Dietrich Bonhoeffer, whose sacrificial living also led him to a sacrificial death, understood the profound importance of living from a “sober judgment” of oneself. He wrote,

When a man really gives up trying to make something out of himself—a saint, or a converted sinner, or a churchman (a so-called clerical somebody), a righteous or unrighteous man… when in the fullness of tasks, questions, success or ill-hap, experiences and perplexities, a man throws himself into the arms of God… then he wakes with Christ in Gethsemane. That is faith, that is metanoia and it is thus that he becomes a man and Christian. How can a man wax arrogant if in a this-sided life he shares in the suffering of God? [Quoted in G. Leibholz, “Memoir”, in Dietrich Bonhoeffer, The Cost of Discipleship (New York: Touchstone, 1995), p. 24]

We begin to be living sacrifices when we stop trying to be other than what we are, and when we embrace Jesus Christ, the true Living Sacrifice. As we then boldly confront everything that is not of God, or that is not “genuine love” (selfishness in our own hearts, apathy in the world), we re-discover God’s own redemptive suffering and share in Christ’s resurrection.
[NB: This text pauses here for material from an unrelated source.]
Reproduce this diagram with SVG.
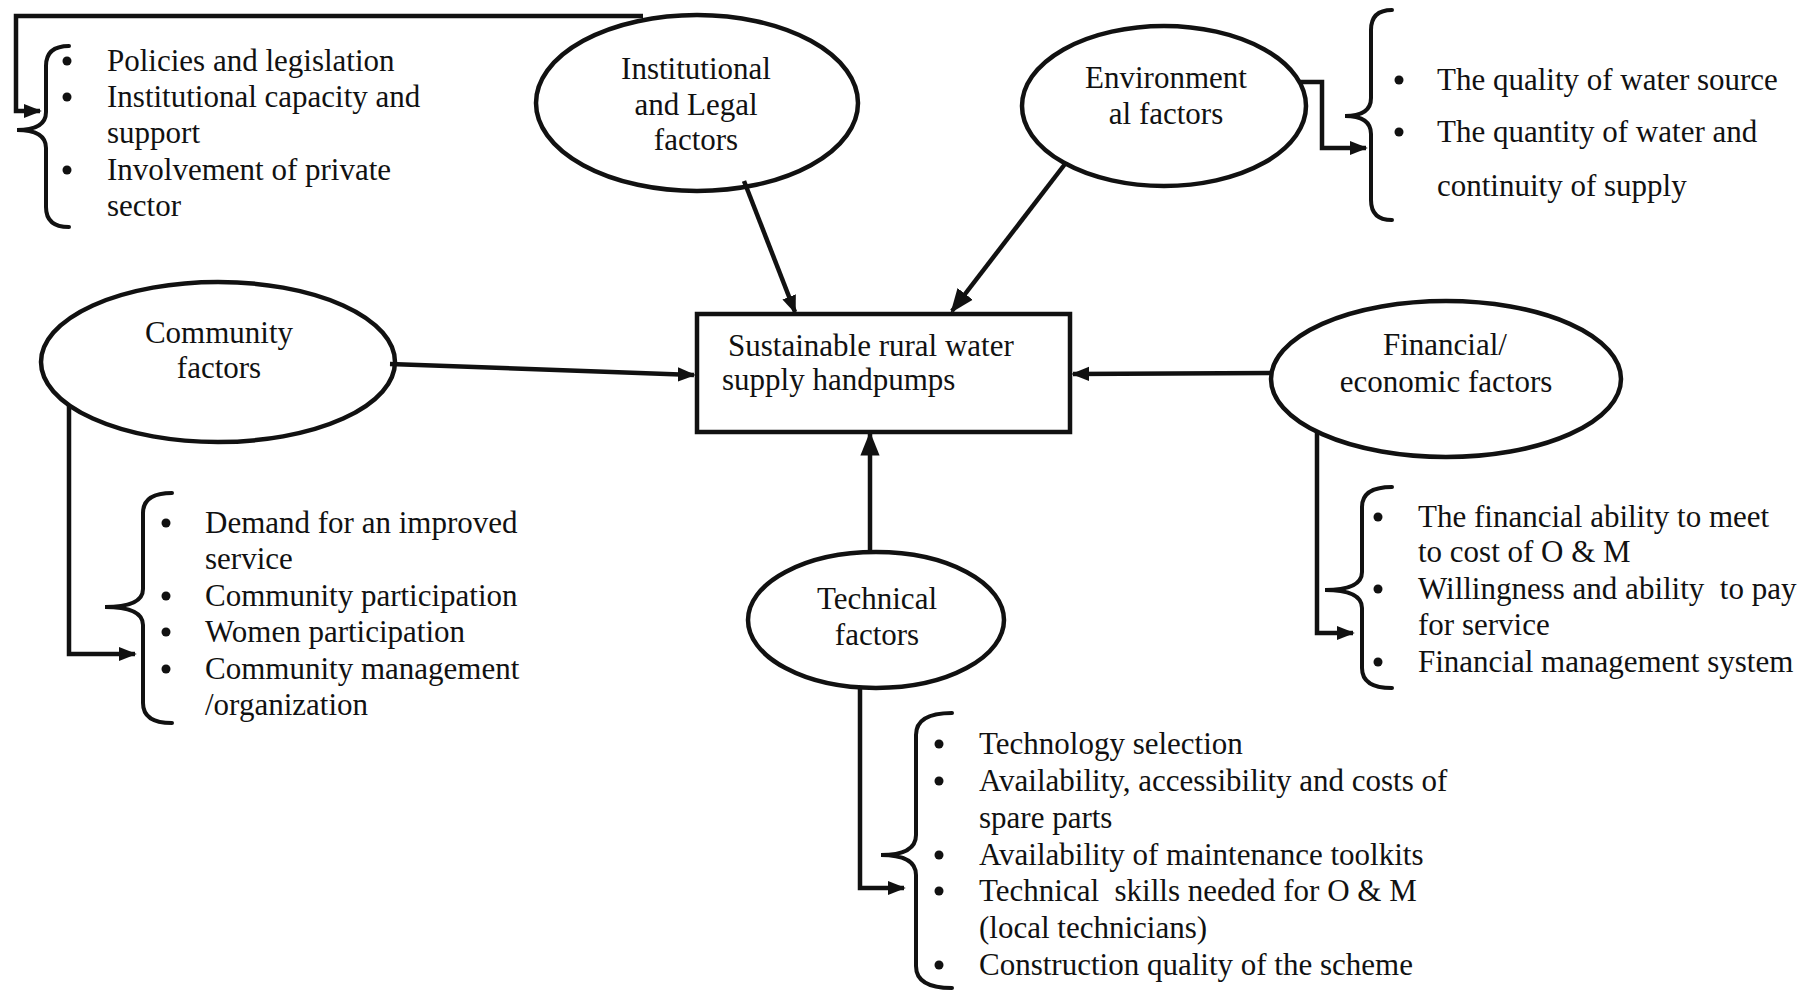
<svg xmlns="http://www.w3.org/2000/svg" width="1800" height="992" viewBox="0 0 1800 992">
<style>
text{font-family:"Liberation Serif","Times New Roman",serif;font-size:31px;fill:#111;white-space:pre}
.c{text-anchor:middle}
.node{fill:none;stroke:#111;stroke-width:4.5}
.ln{fill:none;stroke:#111;stroke-width:4.5}
.br{fill:none;stroke:#111;stroke-width:4;stroke-linecap:round}
.dot{fill:#111}
</style>
<defs>
<marker id="ah" viewBox="0 0 10 10" refX="9" refY="5" markerWidth="18" markerHeight="18" markerUnits="userSpaceOnUse" orient="auto"><path d="M0,1 L10,5 L0,9 z" fill="#111"/></marker>
<marker id="ahb" viewBox="0 0 10 10" refX="9" refY="5" markerWidth="24" markerHeight="24" markerUnits="userSpaceOnUse" orient="auto"><path d="M0,1 L10,5 L0,9 z" fill="#111"/></marker>
</defs>
<rect width="1800" height="992" fill="#fff"/>

<g id="connectors">
<path class="ln" d="M643,16 L16,16 L16,111 L40,111" marker-end="url(#ah)"/>
<path class="ln" d="M1299,82 L1322,82 L1322,148 L1366,148" marker-end="url(#ah)"/>
<path class="ln" d="M69,405 L69,654 L135,654" marker-end="url(#ah)"/>
<path class="ln" d="M1317,432 L1317,633 L1353,633" marker-end="url(#ah)"/>
<path class="ln" d="M860,688 L860,888 L904,888" marker-end="url(#ah)"/>
<line class="ln" x1="744" y1="181" x2="795" y2="312" marker-end="url(#ah)"/>
<line class="ln" x1="1065" y1="164" x2="952" y2="311" stroke-width="8" marker-end="url(#ahb)"/>
<line class="ln" x1="390" y1="364" x2="694" y2="375" marker-end="url(#ah)"/>
<line class="ln" x1="1271" y1="373" x2="1073" y2="374" marker-end="url(#ah)"/>
<line class="ln" x1="870" y1="552" x2="870" y2="434" stroke-width="6" marker-end="url(#ahb)"/>
</g>

<g id="center">
<rect class="node" x="697" y="314" width="373" height="118"/>
<text x="728" y="356">Sustainable rural water</text>
<text x="722" y="390">supply handpumps</text>
</g>

<g id="institutional">
<ellipse class="node" cx="697" cy="103" rx="161" ry="88"/>
<text class="c" x="696" y="79">Institutional</text>
<text class="c" x="696" y="115">and Legal</text>
<text class="c" x="696" y="150">factors</text>
</g>

<g id="institutional-list">
<path class="br" d="M69,46 Q46,46 46,66 L46,112 Q46,130 17,130 Q46,130 46,148 L46,207 Q46,227 69,227"/>
<circle class="dot" cx="67" cy="61" r="4.5"/>
<circle class="dot" cx="67" cy="97" r="4.5"/>
<circle class="dot" cx="67" cy="170" r="4.5"/>
<text x="107" y="71">Policies and legislation</text>
<text x="107" y="107">Institutional capacity and</text>
<text x="107" y="143">support</text>
<text x="107" y="180">Involvement of private</text>
<text x="107" y="216">sector</text>
</g>

<g id="environmental">
<ellipse class="node" cx="1164" cy="106" rx="142" ry="80"/>
<text class="c" x="1166" y="88">Environment</text>
<text class="c" x="1166" y="124">al factors</text>
</g>

<g id="environmental-list">
<path class="br" d="M1392,10 Q1371,10 1371,30 L1371,98 Q1371,116 1345,116 Q1371,116 1371,134 L1371,200 Q1371,220 1392,220"/>
<circle class="dot" cx="1399" cy="80" r="4.5"/>
<circle class="dot" cx="1399" cy="132" r="4.5"/>
<text x="1437" y="90">The quality of water source</text>
<text x="1437" y="142">The quantity of water and</text>
<text x="1437" y="196">continuity of supply</text>
</g>

<g id="community">
<ellipse class="node" cx="218" cy="362" rx="177" ry="80"/>
<text class="c" x="219" y="343">Community</text>
<text class="c" x="219" y="378">factors</text>
</g>

<g id="community-list">
<path class="br" d="M172,493 Q143,493 143,513 L143,589 Q143,607 105,607 Q143,607 143,625 L143,703 Q143,723 172,723"/>
<circle class="dot" cx="166" cy="523" r="4.5"/>
<circle class="dot" cx="166" cy="596" r="4.5"/>
<circle class="dot" cx="166" cy="632" r="4.5"/>
<circle class="dot" cx="166" cy="669" r="4.5"/>
<text x="205" y="533">Demand for an improved</text>
<text x="205" y="569">service</text>
<text x="205" y="606">Community participation</text>
<text x="205" y="642">Women participation</text>
<text x="205" y="679">Community management</text>
<text x="205" y="715">/organization</text>
</g>

<g id="financial">
<ellipse class="node" cx="1446" cy="379" rx="175" ry="78"/>
<text class="c" x="1445" y="355">Financial/</text>
<text class="c" x="1446" y="392">economic factors</text>
</g>

<g id="financial-list">
<path class="br" d="M1392,487 Q1362,487 1362,507 L1362,572 Q1362,590 1325,590 Q1362,590 1362,608 L1362,668 Q1362,688 1392,688"/>
<circle class="dot" cx="1378" cy="517" r="4.5"/>
<circle class="dot" cx="1378" cy="589" r="4.5"/>
<circle class="dot" cx="1378" cy="662" r="4.5"/>
<text x="1418" y="527">The financial ability to meet</text>
<text x="1418" y="562">to cost of O &amp; M</text>
<text x="1418" y="599">Willingness and ability  to pay</text>
<text x="1418" y="635">for service</text>
<text x="1418" y="672">Financial management system</text>
</g>

<g id="technical">
<ellipse class="node" cx="876" cy="620" rx="128" ry="68"/>
<text class="c" x="877" y="609">Technical</text>
<text class="c" x="877" y="645">factors</text>
</g>

<g id="technical-list">
<path class="br" d="M952,713 Q916,713 916,735 L916,835 Q916,855 881,855 Q916,855 916,875 L916,966 Q916,988 952,988"/>
<circle class="dot" cx="939" cy="744" r="4.5"/>
<circle class="dot" cx="939" cy="781" r="4.5"/>
<circle class="dot" cx="939" cy="855" r="4.5"/>
<circle class="dot" cx="939" cy="891" r="4.5"/>
<circle class="dot" cx="939" cy="965" r="4.5"/>
<text x="979" y="754">Technology selection</text>
<text x="979" y="791">Availability, accessibility and costs of</text>
<text x="979" y="828">spare parts</text>
<text x="979" y="865">Availability of maintenance toolkits</text>
<text x="979" y="901">Technical  skills needed for O &amp; M</text>
<text x="979" y="938">(local technicians)</text>
<text x="979" y="975">Construction quality of the scheme</text>
</g>
</svg>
We then also become living sacrifices who embody gospel paradox: We believe even when we doubt. We keep speaking even when the masses are silent to injustice. We bless those who curse us (v. 14). We live peaceably on the crossroads of violence (vs. 18, 19). On a practical level, we do things like follow a new vocational path that burns in our hearts even when others think it is strange. When acting on behalf of those for whom we are responsible, we have the courage to choose the best of a lot of bad options rather than to do nothing. We give of ourselves with passion, fully, without fumbling over the cost.

Paul assures us that this kind of living is in fact our “spiritual worship” (v.1). What we know about ourselves is of little anxiety to God. But that we know, and that “knowing” propels us forward into new, whole-hearted loving — this is what honors Christ.